Financial Reform
Like most North Carolinians, I see a direct connection between the economic problems on Main Street and the 2008 financial crisis enabled by Wall Street. That’s why I support smart regulations to make sure that big banks and financial firms never again take short-sighted risks that can bring the entire global economy to a standstill and leave ordinary Americans holding the bag. As I have argued throughout this campaign, the U.S. Senate should be a place where complex and significant legislation, such as financial reform, is addressed. Instead, we have witnessed months of politicking and special interest influence, increasing the chances that financial reform legislation will be watered down or simply put off. Below, I offer my ideas for how to reform our financial sector:
-
I will fight for the creation of a Consumer Financial Protection Agency to ensure that banks and credit card companies are prohibited from using tricks, fine print, and other unethical practices to lure Americans into bad deals that can ruin their financial futures. Just as the FDA is tasked with making sure that food, drugs, and medical devices are safe, we need an independent agency that is free from the financial lobbyists, to protect us from dangerous financial products, whether they are credit cards with unfair terms or sub-prime mortgages.
-
I support giving federal regulators “resolution authority” so that they can close down failing financial institutions without asking the American taxpayers to foot the bill. Instead, my plan would be funded by the banks and financial institutions themselves, so that they would be accountable if they cause another financial crisis.
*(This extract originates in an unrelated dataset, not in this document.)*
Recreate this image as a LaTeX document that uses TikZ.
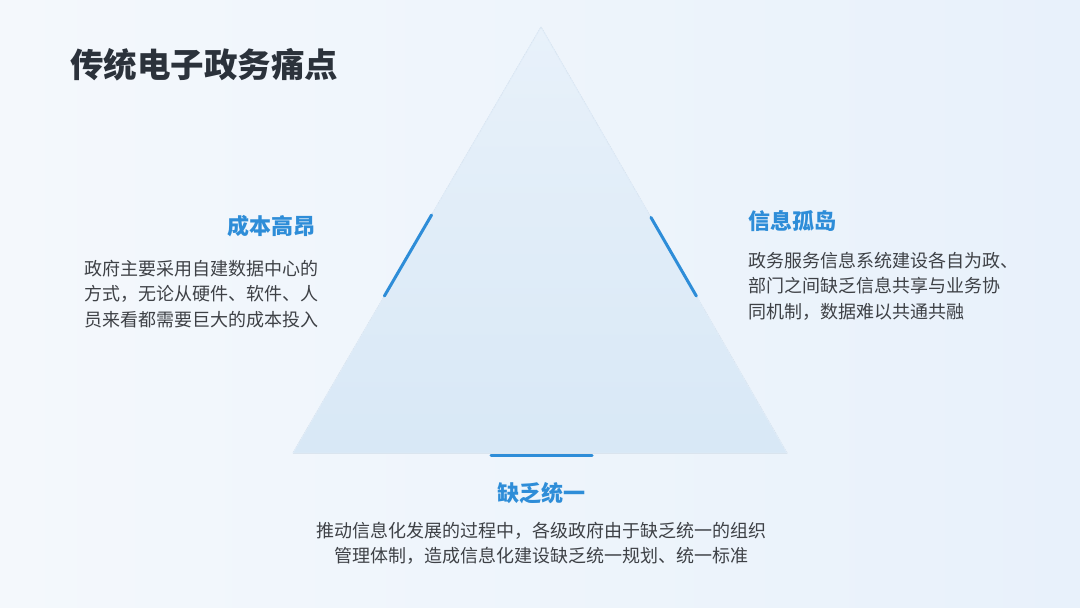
\documentclass[tikz,border=0pt]{standalone}
\usepackage{fontspec}
\setmainfont{Noto Sans CJK SC}
\usetikzlibrary{calc}
\definecolor{bgL}{HTML}{F4F8FC}
\definecolor{bgR}{HTML}{E8F1FB}
\definecolor{triT}{HTML}{E8F1FA}
\definecolor{triB}{HTML}{D8E8F6}
\definecolor{triEdge}{HTML}{E0ECF8}
\definecolor{accent}{HTML}{2E8DD8}
\definecolor{titlec}{HTML}{2B323B}
\definecolor{bodyc}{HTML}{3E4146}
\tikzset{
  titletext/.style={inner sep=0pt, text=titlec, font=\fontsize{33.5}{38}\selectfont\bfseries},
  headtext/.style={inner sep=0pt, text=accent, font=\fontsize{22}{26}\selectfont\bfseries},
  bodytext/.style={inner sep=0pt, text=bodyc, font=\fontsize{18}{25.3}\selectfont},
  accentline/.style={draw=accent, line width=3pt, line cap=round},
}
\begin{document}
\begin{tikzpicture}[x=1pt,y=-1pt]
\fill[left color=bgL,right color=bgR] (0,0) rectangle (1080,608);
\useasboundingbox (0,0) rectangle (1080,608);
% triangle
\coordinate (apex) at (541,27);
\coordinate (bl) at (293,453);
\coordinate (br) at (787,453);
\fill[top color=triT,bottom color=triB] (apex) -- (br) -- (bl) -- cycle;
\draw[triEdge, line width=1pt, line join=round] (apex) -- (br) -- (bl) -- cycle;
% accent segments
\coordinate (l1) at ($(bl)!0.3685!(apex)$);
\coordinate (l2) at ($(bl)!0.5587!(apex)$);
\coordinate (r1) at ($(br)!0.3685!(apex)$);
\coordinate (r2) at ($(br)!0.553!(apex)$);
\coordinate (b1) at ($(bl)!0.4008!(br)+(0,2)$);
\coordinate (b2) at ($(bl)!0.6053!(br)+(0,2)$);
\draw[accentline] (l1) -- (l2);
\draw[accentline] (r1) -- (r2);
\draw[accentline] (b1) -- (b2);
% title
\node[titletext, anchor=west] (title) at (70,65) {传统电子政务痛点};
% left
\node[headtext, anchor=east] (h1) at (316,226) {成本高昂};
\node[bodytext, anchor=north west, align=left] (p1) at (84,260) {政府主要采用自建数据中心的\\方式，无论从硬件、软件、人\\员来看都需要巨大的成本投入};
% right
\node[headtext, anchor=west] (h2) at (748,221) {信息孤岛};
\node[bodytext, anchor=north west, align=left] (p2) at (748,252) {政务服务信息系统建设各自为政、\\部门之间缺乏信息共享与业务协\\同机制，数据难以共通共融};
% bottom
\node[headtext, anchor=center] (h3) at (541,493) {缺乏统一};
\node[bodytext, anchor=north, align=center] (p3) at (541,522) {推动信息化发展的过程中，各级政府由于缺乏统一的组织\\管理体制，造成信息化建设缺乏统一规划、统一标准};
\end{tikzpicture}
\end{document}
If we had this authority in 2008, the bailout would have been unnecessary.
-
I believe that we need to consolidate our inefficient patchwork of regulators to create a systemic risk council that has the power and political will to provide oversight for the entire financial industry. We must also make sure that our regulators are well-trained and operate with agencies that are well-informed, flexible and adaptable to the ever-changing products and practices of modern financial institutions. Many of the products that led to the financial crisis, such as credit default swaps, were unregulated, so it was difficult for anyone to know about the scope of the problem until it was too late. Also, we need to increase regulatory oversight of hedge funds and reform the credit rating agencies by addressing the inherent conflicts of interest that lead to the “gaming” of the ratings process by powerful financial institutions.